* begin *

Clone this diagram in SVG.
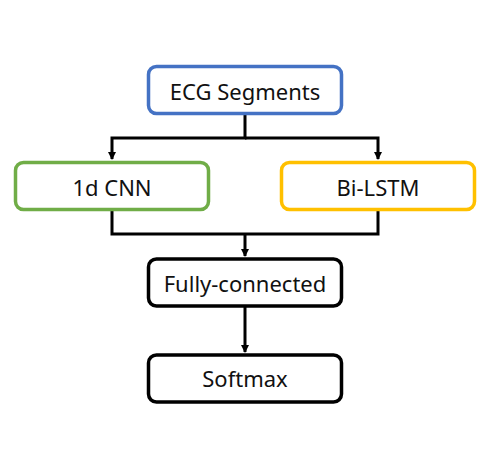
<svg xmlns="http://www.w3.org/2000/svg" width="498" height="475" viewBox="0 0 498 475">
<defs>
<style>
.box{fill:#fff;stroke-width:3.5}
.lbl{font-family:"Noto Sans","DejaVu Sans",sans-serif;font-size:22px;fill:#111;text-anchor:middle}
.con{fill:none;stroke:#000;stroke-width:3}
</style>
<marker id="ah" markerWidth="8" markerHeight="8" refX="7" refY="4" orient="auto" markerUnits="userSpaceOnUse" viewBox="0 0 8 8">
<path d="M0,0 L8,4 L0,8 Z" fill="#000"/>
</marker>
</defs>
<rect width="498" height="475" fill="#fff"/>
<g id="connectors">
<path class="con" d="M245,113 V138 H112 V159" marker-end="url(#ah)"/>
<path class="con" d="M245,138 H378 V159" marker-end="url(#ah)"/>
<path class="con" d="M112,211 V234 H378 V211"/>
<path class="con" d="M245,234 V256" marker-end="url(#ah)"/>
<path class="con" d="M245,307 V352" marker-end="url(#ah)"/>
</g>
<g id="ecg">
<rect class="box" x="148.5" y="66.5" width="193" height="47" rx="8" stroke="#4472C4"/>
<text class="lbl" x="245" y="100">ECG Segments</text>
</g>
<g id="cnn">
<rect class="box" x="15.5" y="162.5" width="193" height="47" rx="8" stroke="#70AD47"/>
<text class="lbl" x="112" y="196">1d CNN</text>
</g>
<g id="lstm">
<rect class="box" x="281.5" y="162.5" width="193" height="47" rx="8" stroke="#FFC000"/>
<text class="lbl" x="378" y="196">Bi-LSTM</text>
</g>
<g id="fc">
<rect class="box" x="148.5" y="259" width="193" height="47" rx="8" stroke="#000"/>
<text class="lbl" x="245" y="292">Fully-connected</text>
</g>
<g id="softmax">
<rect class="box" x="148.5" y="355" width="193" height="47" rx="8" stroke="#000"/>
<text class="lbl" x="245" y="387">Softmax</text>
</g>
</svg>
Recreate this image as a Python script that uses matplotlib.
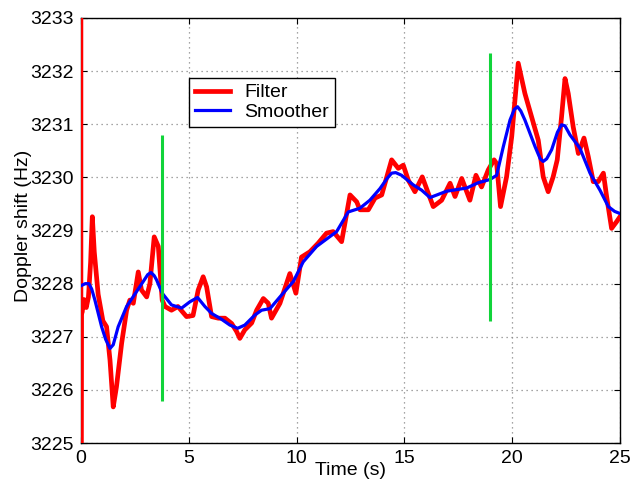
import matplotlib
matplotlib.use("Agg")
import matplotlib.pyplot as plt

plt.rcParams['font.family'] = ['Liberation Sans', 'DejaVu Sans']

# Filter estimate (red)
t_filter = [0.0, 0.0, 0.02, 0.05, 0.15, 0.25, 0.35, 0.45, 0.53, 0.62, 0.8, 1.02, 1.19, 1.35,
            1.5, 1.65, 1.89, 2.12, 2.27, 2.43, 2.66, 2.81, 3.05, 3.2, 3.4, 3.59, 3.77,
            3.9, 4.2, 4.5, 4.9, 5.2, 5.44, 5.67, 5.83, 6.06, 6.37, 6.68, 6.99, 7.22,
            7.37, 7.6, 7.92, 8.15, 8.46, 8.69, 8.84, 9.23, 9.69, 9.97, 10.23, 10.62,
            11.0, 11.39, 11.7, 12.09, 12.48, 12.79, 12.94, 13.33, 13.64, 13.95, 14.41,
            14.72, 14.95, 15.18, 15.49, 15.83, 16.11, 16.34, 16.73, 17.12, 17.35, 17.66,
            18.04, 18.32, 18.58, 18.89, 19.16, 19.28, 19.46, 19.74, 19.98, 20.28, 20.59,
            20.9, 21.21, 21.44, 21.67, 21.9, 22.09, 22.29, 22.45, 22.6, 22.83, 23.07,
            23.33, 23.53, 23.76, 23.99, 24.23, 24.38, 24.61, 24.85, 25.0]
f_filter = [3236.0, 3222.0, 3227.5, 3227.45, 3227.7, 3227.55, 3227.75, 3228.4, 3229.26, 3228.6,
            3227.8, 3227.3, 3227.19, 3226.56, 3225.68, 3226.06, 3226.88, 3227.5, 3227.69,
            3227.63, 3228.22, 3227.88, 3227.75, 3228.0, 3228.88, 3228.7, 3227.69, 3227.57,
            3227.5, 3227.57, 3227.38, 3227.4, 3227.88, 3228.13, 3227.94, 3227.38, 3227.35,
            3227.35, 3227.25, 3227.1, 3226.97, 3227.13, 3227.26, 3227.5, 3227.72, 3227.63,
            3227.35, 3227.63, 3228.19, 3227.82, 3228.5, 3228.6, 3228.76, 3228.95, 3228.98,
            3228.79, 3229.67, 3229.54, 3229.39, 3229.39, 3229.61, 3229.67, 3230.33, 3230.17,
            3230.23, 3229.95, 3229.73, 3230.01, 3229.7, 3229.45, 3229.57, 3229.89, 3229.64,
            3229.98, 3229.57, 3230.04, 3229.82, 3230.14, 3230.33, 3230.26, 3229.45, 3230.01,
            3230.77, 3232.15, 3231.58, 3231.14, 3230.7, 3230.01, 3229.73, 3230.01, 3230.33,
            3231.14, 3231.86, 3231.58, 3230.95, 3230.45, 3230.74, 3230.39, 3229.92, 3229.92,
            3230.08, 3229.64, 3229.04, 3229.17, 3229.26]

# Smoother estimate (blue)
t_smooth = [0.0, 0.2, 0.37, 0.5, 0.65, 0.96, 1.15, 1.35, 1.5, 1.73, 2.12, 2.58, 2.89, 3.1, 3.25,
            3.4, 3.51, 3.77, 4.2, 4.67, 5.06, 5.41, 5.75, 6.06, 6.52, 6.91, 7.27, 7.6,
            8.07, 8.38, 8.77, 9.23, 9.85, 10.31, 10.93, 11.86, 12.4, 12.94, 13.4, 13.87,
            14.2, 14.41, 14.6, 14.87, 15.41, 15.8, 16.19, 16.96, 17.89, 18.43, 18.97,
            19.28, 19.59, 19.9, 20.1, 20.25, 20.4, 20.59, 21.06, 21.3, 21.44, 21.6, 21.83,
            22.1, 22.29, 22.45, 22.68, 23.14, 23.61, 24.07, 24.46, 24.75, 25.0]
f_smooth = [3227.96, 3228.0, 3228.0, 3227.9, 3227.69, 3227.19, 3226.95, 3226.78, 3226.85,
            3227.19, 3227.57, 3227.85, 3228.04, 3228.17, 3228.21, 3228.15, 3228.07, 3227.82,
            3227.6, 3227.54, 3227.66, 3227.74, 3227.57, 3227.44, 3227.33, 3227.22, 3227.16,
            3227.22, 3227.41, 3227.5, 3227.53, 3227.75, 3228.04, 3228.41, 3228.7, 3228.98,
            3229.35, 3229.42, 3229.57, 3229.79, 3229.98, 3230.08, 3230.09, 3230.04, 3229.86,
            3229.76, 3229.62, 3229.74, 3229.8, 3229.9, 3229.96, 3230.04, 3230.58, 3231.08,
            3231.28, 3231.33, 3231.25, 3231.08, 3230.58, 3230.35, 3230.3, 3230.35, 3230.52,
            3230.85, 3230.99, 3230.97, 3230.8, 3230.55, 3230.08, 3229.76, 3229.45, 3229.36,
            3229.32]

# Green markers
marker_t = [3.77, 18.98]
marker_lo = [3225.8, 3227.3]
marker_hi = [3230.8, 3232.35]

xticks = [0, 5, 10, 15, 20, 25]
yticks = [3225, 3226, 3227, 3228, 3229, 3230, 3231, 3232, 3233]

fig = plt.figure(figsize=(6.32, 4.8), dpi=100)
ax = fig.add_axes([0.128, 0.077, 0.853, 0.8855])

ax.plot(t_filter, f_filter, color='#ff0000', lw=3.4, label='Filter', zorder=3,
        solid_joinstyle='round')
ax.plot(t_smooth, f_smooth, color='#0000ff', lw=2.3, label='Smoother', zorder=4,
        solid_joinstyle='round')
ax.vlines(marker_t, marker_lo, marker_hi, colors='#11d43a', lw=2.2, zorder=5)

ax.set_xlim(0, 25)
ax.set_ylim(3225, 3233)
ax.set_xticks(xticks)
ax.set_yticks(yticks)
ax.set_xticklabels([str(v) for v in xticks])
ax.set_yticklabels([str(v) for v in yticks])
ax.tick_params(direction='in', top=True, right=True, labelsize=14, length=4, width=0.8,
               pad=5)
ax.grid(True, linestyle=(0, (1, 3)), color='#888888', lw=0.9)
for s in ax.spines.values():
    s.set_linewidth(1.0)

ax.set_xlabel('Time (s)', fontsize=14)
ax.xaxis.set_label_coords(0.5, -0.045)
ax.set_ylabel('Doppler shift (Hz)', fontsize=14)
ax.yaxis.set_label_coords(-0.091, 0.51)

leg = ax.legend(loc='upper left', bbox_to_anchor=(0.2004, 0.8588), fontsize=14,
                frameon=True, fancybox=False, edgecolor='black', framealpha=1,
                borderpad=0.3, handlelength=1.8, labelspacing=0.1, handletextpad=0.75,
                borderaxespad=0)
leg.get_frame().set_linewidth(1.0)

fig.savefig('out.png', dpi=100)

* end *

• _What is being asked_
Of the lines above, quote exactly those from the one with "Recreate this image" through the one with "3230.08, 3229.64, 3229.04, 3229.17, 3229.26]", ends included; pictures stay out.

• _Solution to this task_
Recreate this image as a Python script that uses matplotlib.
import matplotlib
matplotlib.use("Agg")
import matplotlib.pyplot as plt

plt.rcParams['font.family'] = ['Liberation Sans', 'DejaVu Sans']

# Filter estimate (red)
t_filter = [0.0, 0.0, 0.02, 0.05, 0.15, 0.25, 0.35, 0.45, 0.53, 0.62, 0.8, 1.02, 1.19, 1.35,
            1.5, 1.65, 1.89, 2.12, 2.27, 2.43, 2.66, 2.81, 3.05, 3.2, 3.4, 3.59, 3.77,
            3.9, 4.2, 4.5, 4.9, 5.2, 5.44, 5.67, 5.83, 6.06, 6.37, 6.68, 6.99, 7.22,
            7.37, 7.6, 7.92, 8.15, 8.46, 8.69, 8.84, 9.23, 9.69, 9.97, 10.23, 10.62,
            11.0, 11.39, 11.7, 12.09, 12.48, 12.79, 12.94, 13.33, 13.64, 13.95, 14.41,
            14.72, 14.95, 15.18, 15.49, 15.83, 16.11, 16.34, 16.73, 17.12, 17.35, 17.66,
            18.04, 18.32, 18.58, 18.89, 19.16, 19.28, 19.46, 19.74, 19.98, 20.28, 20.59,
            20.9, 21.21, 21.44, 21.67, 21.9, 22.09, 22.29, 22.45, 22.6, 22.83, 23.07,
            23.33, 23.53, 23.76, 23.99, 24.23, 24.38, 24.61, 24.85, 25.0]
f_filter = [3236.0, 3222.0, 3227.5, 3227.45, 3227.7, 3227.55, 3227.75, 3228.4, 3229.26, 3228.6,
            3227.8, 3227.3, 3227.19, 3226.56, 3225.68, 3226.06, 3226.88, 3227.5, 3227.69,
            3227.63, 3228.22, 3227.88, 3227.75, 3228.0, 3228.88, 3228.7, 3227.69, 3227.57,
            3227.5, 3227.57, 3227.38, 3227.4, 3227.88, 3228.13, 3227.94, 3227.38, 3227.35,
            3227.35, 3227.25, 3227.1, 3226.97, 3227.13, 3227.26, 3227.5, 3227.72, 3227.63,
            3227.35, 3227.63, 3228.19, 3227.82, 3228.5, 3228.6, 3228.76, 3228.95, 3228.98,
            3228.79, 3229.67, 3229.54, 3229.39, 3229.39, 3229.61, 3229.67, 3230.33, 3230.17,
            3230.23, 3229.95, 3229.73, 3230.01, 3229.7, 3229.45, 3229.57, 3229.89, 3229.64,
            3229.98, 3229.57, 3230.04, 3229.82, 3230.14, 3230.33, 3230.26, 3229.45, 3230.01,
            3230.77, 3232.15, 3231.58, 3231.14, 3230.7, 3230.01, 3229.73, 3230.01, 3230.33,
            3231.14, 3231.86, 3231.58, 3230.95, 3230.45, 3230.74, 3230.39, 3229.92, 3229.92,
            3230.08, 3229.64, 3229.04, 3229.17, 3229.26]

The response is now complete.